Polar coordinates provide an alternative way of representing points in a plane compared to the traditional Cartesian (or rectangular) coordinates. While Cartesian coordinates use a grid of horizontal and vertical lines to specify a point by its distance from a central reference point (the origin), polar coordinates do that by specifying the angle and distance of the point from a fixed direction and the origin, respectively.

The polar coordinate system uses two values: \( r \), the radial distance from the origin, and \( \theta \), the angle measured in radians or degrees from a fixed direction, usually the positive x-axis. Typically, \( \theta \) is measured counterclockwise, and when \( r > 0 \), the point is in the same direction as the angle \theta\. Conversely, if \( r < 0 \), the point is located in the opposite direction of \theta\.

Understanding polar coordinates is crucial in fields like physics and engineering where circular motion and periodic functions are often described naturally in terms of angles and radii.

The concept of a negative radius in polar coordinates can initially seem counterintuitive. In a rectangular coordinate system, distance is always positive, but in polar coordinates, the radius \( r \) can take on negative values.

A negative value of \( r \) implies that the point is located on the line that makes the angle \( \theta \), but in the opposite direction. Mathematically, you can think of this as the equivalent of adding or subtracting \( \pi \) radians or 180 degrees to the angle \( \theta \).

For example, the polar coordinate \((-r, \theta)\) is the same point as \((r, \theta + \pi)\) or \((r, \theta - \pi)\). This principle can be used to find equivalent polar coordinates with a negative radius, as illustrated by the exercise where the point \(\left(-\frac{7}{2}, 0\right)\) represents the same location as \(\left(\frac{7}{2}, 3\pi\right)\) on the Cartesian plane.

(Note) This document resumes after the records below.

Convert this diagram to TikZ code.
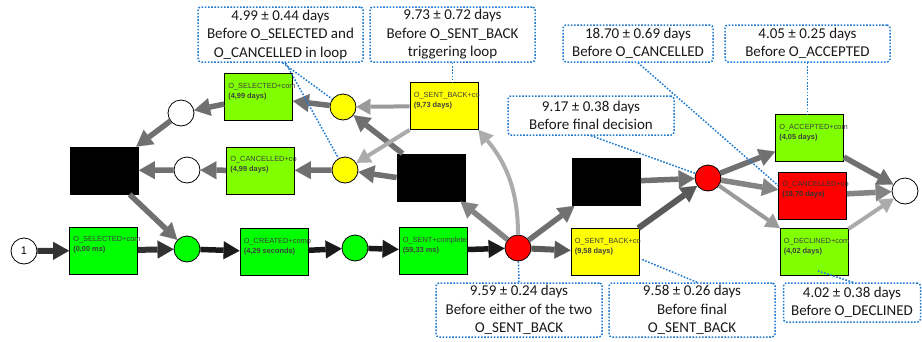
\documentclass[tikz,border=0pt]{standalone}
\usepackage{fontspec}
\setmainfont{Carlito}
\newfontfamily\lblfont{Liberation Sans}
\usetikzlibrary{arrows.meta,calc}
\definecolor{limeg}{HTML}{80FF00}
\definecolor{brgreen}{HTML}{00FF00}
\definecolor{ylw}{HTML}{FFFF00}
\definecolor{rd}{HTML}{FF0000}
\definecolor{dotblue}{HTML}{1F7BD0}
\definecolor{cA}{HTML}{1A1A1A}
\definecolor{cB}{HTML}{333333}
\definecolor{cC}{HTML}{5A5A5A}
\definecolor{cD}{HTML}{707070}
\definecolor{cE}{HTML}{848484}
\definecolor{cF}{HTML}{9A9A9A}
\definecolor{cG}{HTML}{ABABAB}
\begin{document}
\begin{tikzpicture}[x=1pt,y=-1pt,
  box/.style={draw=black, line width=0.8pt, minimum width=68pt, minimum height=47pt, inner sep=0pt},
  blk/.style={box, fill=black},
  place/.style={circle, draw=black, line width=0.8pt, minimum size=26pt, inner sep=0pt},
  lbltxt/.style={anchor=north west, inner sep=0pt, font=\lblfont\fontsize{7.4}{10}\selectfont, align=left, text=black!75},
  callout/.style={draw=dotblue, dash pattern=on 1.6pt off 1.6pt, line width=1.5pt, rounded corners=3pt, align=center, font=\fontsize{15}{18.5}\selectfont, inner sep=0pt, text=black!90},
  dotc/.style={draw=dotblue, dash pattern=on 1.6pt off 1.6pt, line width=1.5pt},
  flow/.style={-{Triangle[length=16pt,width=18pt,line width=0.1pt]}, line width=5.5pt},
  thin flow/.style={-{Triangle[length=14pt,width=16pt,line width=0.1pt]}, line width=4pt}
]
\useasboundingbox (0,0) rectangle (922,341);

% transitions
\node[box, fill=brgreen] (sel0) at (103.5,250.5) {};
\node[lbltxt] (sel0l) at ($(sel0.north west)+(4,10)$) {O\_SELECTED+com\\\textbf{(0,00 ms)}};
\node[box, fill=brgreen] (cre) at (274,252) {};
\node[lbltxt] (crel) at ($(cre.north west)+(4,10)$) {O\_CREATED+comp\\\textbf{(4,29 seconds)}};
\node[box, fill=brgreen] (sent) at (433,250.5) {};
\node[lbltxt] (sentl) at ($(sent.north west)+(4,10)$) {O\_SENT+complete\\\textbf{(59,33 ms)}};
\node[box, fill=ylw] (sb2) at (605,252) {};
\node[lbltxt] (sb2l) at ($(sb2.north west)+(4,10)$) {O\_SENT\_BACK+co\\\textbf{(9,58 days)}};
\node[box, fill=ylw] (sb1) at (444,106) {};
\node[lbltxt] (sb1l) at ($(sb1.north west)+(4,10)$) {O\_SENT\_BACK+co\\\textbf{(9,73 days)}};
\node[box, fill=limeg] (sel1) at (258.5,97) {};
\node[lbltxt] (sel1l) at ($(sel1.north west)+(4,10)$) {O\_SELECTED+com\\\textbf{(4,99 days)}};
\node[box, fill=limeg] (can1) at (260.5,170.5) {};
\node[lbltxt] (can1l) at ($(can1.north west)+(4,10)$) {O\_CANCELLED+co\\\textbf{(4,99 days)}};
\node[box, fill=limeg] (acc) at (809.5,138) {};
\node[lbltxt] (accl) at ($(acc.north west)+(4,10)$) {O\_ACCEPTED+com\\\textbf{(4,05 days)}};
\node[box, fill=rd] (canR) at (812.5,195.5) {};
\node[lbltxt, text=black!80] (canRl) at ($(canR.north west)+(4,10)$) {O\_CANCELLED+co\\\textbf{(18,70 days)}};
\node[box, fill=limeg] (dec) at (814,252) {};
\node[lbltxt] (decl) at ($(dec.north west)+(4,10)$) {O\_DECLINED+com\\\textbf{(4,02 days)}};
\node[blk] (blkL) at (104.5,170.5) {};
\node[blk] (blkM) at (431,177.5) {};
\node[blk] (blkR) at (606.5,182) {};

% places
\node[place, fill=white, font=\lblfont\fontsize{11}{11}\selectfont] (start) at (24,251) {1};
\node[place, fill=brgreen] (g1) at (187,249) {};
\node[place, fill=brgreen] (g2) at (355,248) {};
\node[place, fill=rd] (r1) at (518,248) {};
\node[place, fill=ylw] (y1) at (343,107) {};
\node[place, fill=ylw] (y2) at (345,170) {};
\node[place, fill=white] (w1) at (181,113) {};
\node[place, fill=white] (w2) at (187,170) {};
\node[place, fill=rd] (r2) at (708,178) {};
\node[place, fill=white] (endp) at (905,191) {};

% arcs: main path
\draw[flow, cB, line width=6pt] (start) -- (sel0);
\draw[flow, cB, line width=6pt] (sel0) -- (g1);
\draw[flow, cA] (g1) -- (cre);
\draw[flow, cA] (cre) -- (g2);
\draw[flow, cA] (g2) -- (sent);
\draw[flow, cA] (sent) -- (r1);
\draw[flow, cC, line width=6pt] (r1) -- (sb2);
\draw[flow, cE] (r1) -- (blkM);
\draw[flow, cD] (r1) -- (blkR);
\draw[thin flow, cG] (r1.north) to[out=90, in=-50] (sb1.south east);
% loop
\draw[flow, cD] ([xshift=6pt]blkM.north west) -- (y1);
\draw[flow, cD] (blkM.west) -- (y2);
\draw[thin flow, cF] (sb1) -- (y1);
\draw[thin flow, cG] (sb1.south west) -- (y2);
\draw[flow, cD] (y1) -- (sel1);
\draw[flow, cD] (y2) -- (can1);
\draw[flow, cD] (sel1) -- (w1);
\draw[flow, cD] (can1) -- (w2);
\draw[flow, cD] (w1) -- (blkL);
\draw[flow, cD] (w2) -- (blkL);
\draw[flow, cD] (blkL) -- (g1);
% final decision
\draw[flow, cD] (blkR) -- (r2);
\draw[flow, cC, line width=6pt] (sb2) -- (r2);
\draw[flow, cD] (r2) -- (acc);
\draw[flow, cE] (r2) -- (canR);
\draw[thin flow, cF] (r2) -- (dec);
\draw[flow, cD] (acc) -- (endp);
\draw[flow, cE] (canR) -- (endp);
\draw[thin flow, cG] (dec) -- (endp);

% callouts
\node[callout, minimum width=165pt, minimum height=55pt] (c1) at (280.5,34.5) {4.99 ± 0.44 days\\Before O\_SELECTED and\\O\_CANCELLED in loop};
\node[callout, minimum width=165pt, minimum height=55pt] (c2) at (452.5,34.5) {9.73 ± 0.72 days\\Before O\_SENT\_BACK\\triggering loop};
\node[callout, minimum width=150pt, minimum height=37pt] (c3) at (638,43.5) {18.70 ± 0.69 days\\Before O\_CANCELLED};
\node[callout, minimum width=165pt, minimum height=37pt] (c4) at (807.5,43.5) {4.05 ± 0.25 days\\Before O\_ACCEPTED};
\node[callout, minimum width=166pt, minimum height=39pt] (c5) at (591,115.5) {9.17 ± 0.38 days\\Before final decision};
\node[callout, minimum width=166pt, minimum height=54pt] (c6) at (519,310) {9.59 ± 0.24 days\\Before either of the two\\O\_SENT\_BACK};
\node[callout, minimum width=166pt, minimum height=54pt] (c7) at (692,310) {9.58 ± 0.26 days\\Before final\\O\_SENT\_BACK};
\node[callout, minimum width=137pt, minimum height=39pt] (c8) at (852,302.5) {4.02 ± 0.38 days\\Before O\_DECLINED};

\coordinate (decp) at (818,271);
\coordinate (sb2p) at (641,259);
\draw[dotc] ([xshift=2pt]c1.south) -- (y1);
\draw[dotc] ([xshift=5pt]c1.south) -- (y2);
\draw[dotc] (c2.south) -- (c2.south |- sb1.north);
\draw[dotc] (c3.south) -- ([yshift=10pt]canR.west);
\draw[dotc] (c4.south) -- (c4.south |- acc.north);
\draw[dotc] (c5.south) -- (r2);
\draw[dotc] (c6.north) -- (r1);
\draw[dotc] ([xshift=5pt]c7.north) -- (sb2p);
\draw[dotc] ([xshift=1pt]c8.north) -- (decp);
\end{tikzpicture}
\end{document}
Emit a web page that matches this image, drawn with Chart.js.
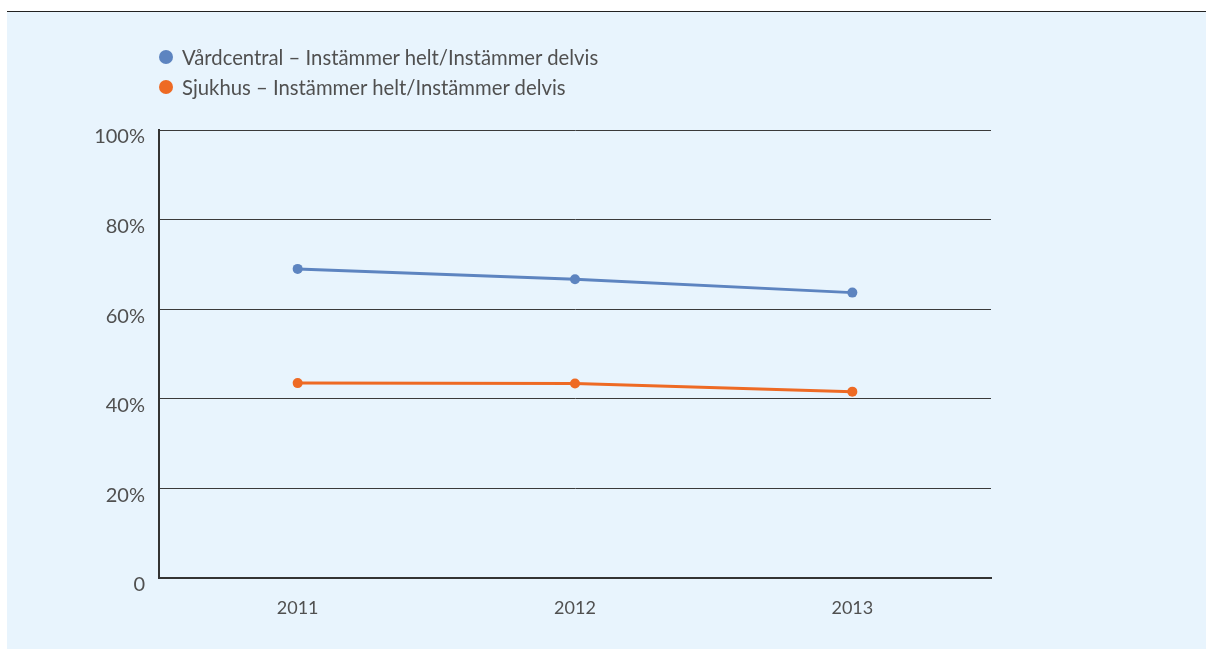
<!DOCTYPE html>
<html><head><meta charset="utf-8">
<script src="https://cdn.jsdelivr.net/npm/chart.js@4"></script>
<style>
html,body{margin:0;padding:0;background:#fff;width:1206px;height:649px;overflow:hidden;font-family:Lato,"Open Sans",sans-serif;}
#panel{position:absolute;left:7px;top:11px;width:1199px;height:638px;background:#e8f4fd;border-top:1px solid #222;}
#wrap{position:absolute;left:0;top:0;width:1206px;height:649px;}
#legend{position:absolute;left:159px;top:42px;font-size:20.3px;font-weight:400;color:#505050;line-height:30px;}
#legend div{display:flex;align-items:center;white-space:nowrap;}
#legend span.dot{display:inline-block;width:14px;height:14px;border-radius:50%;margin-right:9px;}
</style></head><body>
<div id="panel"></div>
<div id="wrap"><canvas id="c" width="1206" height="649"></canvas></div>
<div id="legend"></div>
<script>
const categories = ["2011","2012","2013"];
const seriesNames = ["Vårdcentral – Instämmer helt/Instämmer delvis","Sjukhus – Instämmer helt/Instämmer delvis"];
const vardcentral = [69.0, 66.7, 63.7];
const sjukhus = [43.5, 43.4, 41.6];
const yTicks = [0,20,40,60,80,100];
const colors = ["#5d84c0","#ee6a24"];

const datasets = [vardcentral, sjukhus].map((d,i)=>({
  label: seriesNames[i], data: d, borderColor: colors[i], backgroundColor: colors[i],
  borderWidth: 3, pointRadius: 5, pointHoverRadius: 5, pointBorderWidth: 0, tension: 0
}));

const leg = document.getElementById('legend');
seriesNames.forEach((n,i)=>{
  const d=document.createElement('div');
  d.innerHTML='<span class="dot" style="background:'+colors[i]+'"></span>'+n;
  leg.appendChild(d);
});

new Chart(document.getElementById('c'), {
  type:'line',
  data:{labels:categories, datasets},
  options:{
    responsive:false, animation:false, devicePixelRatio:1,
    layout:{padding:{top:130,right:215,left:0,bottom:0}},
    plugins:{legend:{display:false},tooltip:{enabled:false}},
    scales:{
      x:{offset:true,
        grid:{display:false,drawTicks:false},
        border:{display:true,color:'#333',width:2},
        ticks:{padding:19,color:'#505050',font:{family:'Lato',size:18,weight:400}},
        afterFit:(s)=>{s.height=71;}
      },
      y:{min:0,max:100,
        afterBuildTicks:(s)=>{s.ticks=yTicks.map(v=>({value:v}));},
        grid:{color:'#3a3a3a',lineWidth:1,drawTicks:false},
        border:{display:true,color:'#333',width:2},
        ticks:{padding:14,labelOffset:7,color:'#505050',font:{family:'Lato',size:20,weight:400},callback:(v)=>v===0?'0':v+'%'},
        afterFit:(s)=>{s.width=159;}
      }
    }
  }
});
</script>
</body></html>
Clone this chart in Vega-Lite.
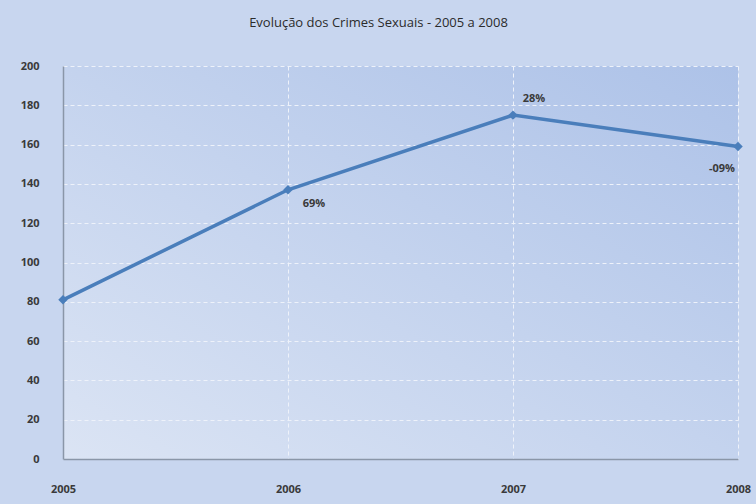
{
  "$schema": "https://vega.github.io/schema/vega-lite/v6.json",
  "width": 675,
  "height": 393,
  "autosize": {"type": "none"},
  "padding": {"left": 63, "top": 66, "right": 18, "bottom": 45},
  "background": "#c8d6ef",
  "title": {
    "text": "Evolução dos Crimes Sexuais - 2005 a 2008",
    "font": "Open Sans",
    "fontSize": 13,
    "fontWeight": "normal",
    "color": "#2b2b2b",
    "anchor": "middle",
    "dx": -22,
    "offset": 30
  },
  "config": {
    "view": {
      "stroke": null,
      "fill": {
        "gradient": "linear",
        "x1": 0, "y1": 1, "x2": 1, "y2": 0,
        "stops": [
          {"offset": 0, "color": "#dbe4f4"},
          {"offset": 1, "color": "#adc2e8"}
        ]
      }
    },
    "axis": {
      "labelFont": "Open Sans",
      "labelFontSize": 11,
      "labelFontWeight": "bold",
      "labelColor": "#3a3a3a",
      "domainColor": "#8a96a8",
      "domainWidth": 1.5,
      "ticks": false,
      "gridColor": "#eef2fa",
      "gridDash": [4, 3],
      "gridWidth": 1,
      "title": null
    }
  },
  "data": {
    "values": [
      {"ano": 2005, "crimes": 81, "variacao": ""},
      {"ano": 2006, "crimes": 137, "variacao": "69%"},
      {"ano": 2007, "crimes": 175, "variacao": "28%"},
      {"ano": 2008, "crimes": 159, "variacao": "-09%"}
    ]
  },
  "encoding": {
    "x": {
      "field": "ano",
      "type": "quantitative",
      "scale": {"domain": [2005, 2008], "nice": false, "zero": false},
      "axis": {"values": [2005, 2006, 2007, 2008], "format": "d", "labelPadding": 24, "labelFlush": false}
    },
    "y": {
      "field": "crimes",
      "type": "quantitative",
      "scale": {"domain": [0, 200], "nice": false},
      "axis": {"values": [0, 20, 40, 60, 80, 100, 120, 140, 160, 180, 200], "labelPadding": 24}
    }
  },
  "layer": [
    {
      "mark": {"type": "line", "color": "#4a7ebb", "strokeWidth": 3.5}
    },
    {
      "mark": {"type": "point", "shape": "diamond", "filled": true, "size": 90, "color": "#4a7ebb", "opacity": 1}
    },
    {
      "transform": [{"filter": "datum.ano == 2006"}],
      "mark": {"type": "text", "font": "Open Sans", "fontSize": 11, "fontWeight": "bold", "color": "#3a3a3a", "dx": 26, "dy": 14},
      "encoding": {"text": {"field": "variacao"}}
    },
    {
      "transform": [{"filter": "datum.ano == 2007"}],
      "mark": {"type": "text", "font": "Open Sans", "fontSize": 11, "fontWeight": "bold", "color": "#3a3a3a", "dx": 21, "dy": -16},
      "encoding": {"text": {"field": "variacao"}}
    },
    {
      "transform": [{"filter": "datum.ano == 2008"}],
      "mark": {"type": "text", "font": "Open Sans", "fontSize": 11, "fontWeight": "bold", "color": "#3a3a3a", "dx": -16, "dy": 22},
      "encoding": {"text": {"field": "variacao"}}
    }
  ]
}
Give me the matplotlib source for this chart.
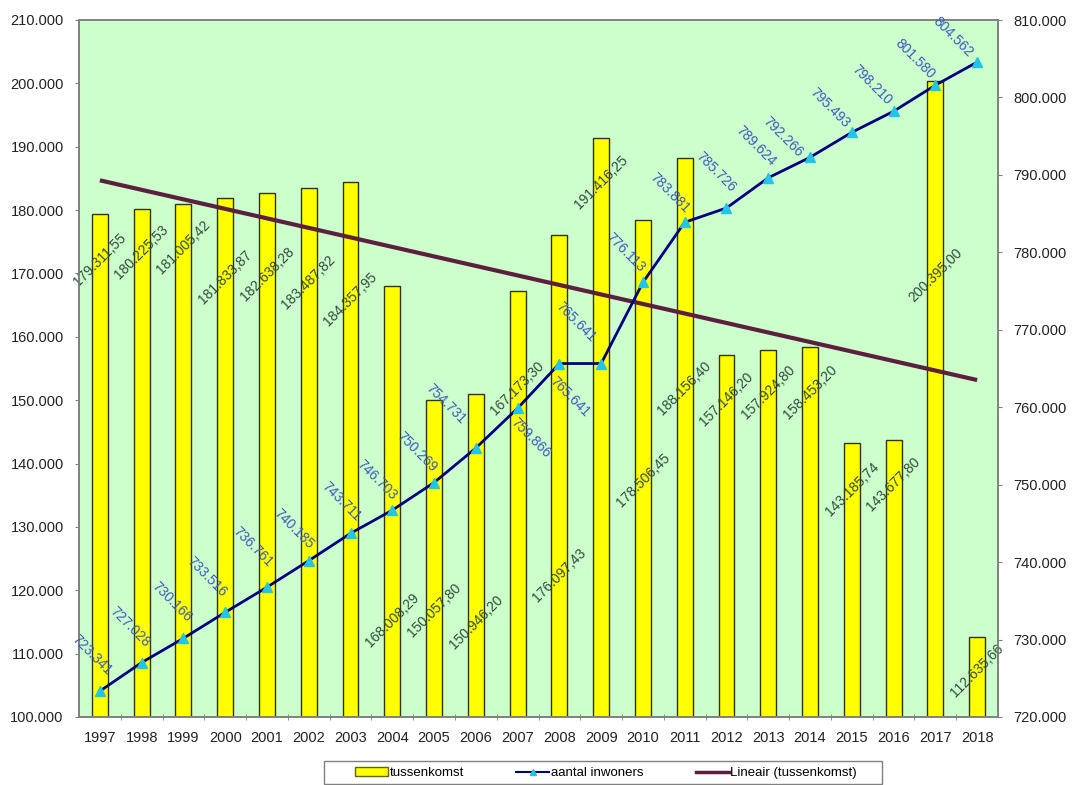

Equivalent polar coordinates are pairs or sets of \((r, \theta)\) values that identify the same point in the polar plane. This is possible because the polar system is periodic with respect to the angle and symmetric with respect to the radius.

For the angle \( \theta \), adding or subtracting multiples of \( 2\pi \) doesn't change the position of the point. Therefore, \( (r, \theta) \) and \( (r, \theta + 2k\pi) \), where \( k \) is an integer, represent the same point. In a similar fashion, since a negative radius flips the direction of the point 180 degrees, \( (r, \theta) \) and \( (-r, \theta + \pi) \) also describe the same point.

Using this understanding of equivalent polar coordinates, students can derive multiple representations of a single point. This is particularly beneficial when dealing with complex problems involving polar equations and graphing polar coordinates, as it provides flexibility in choosing the most suitable representation of the point.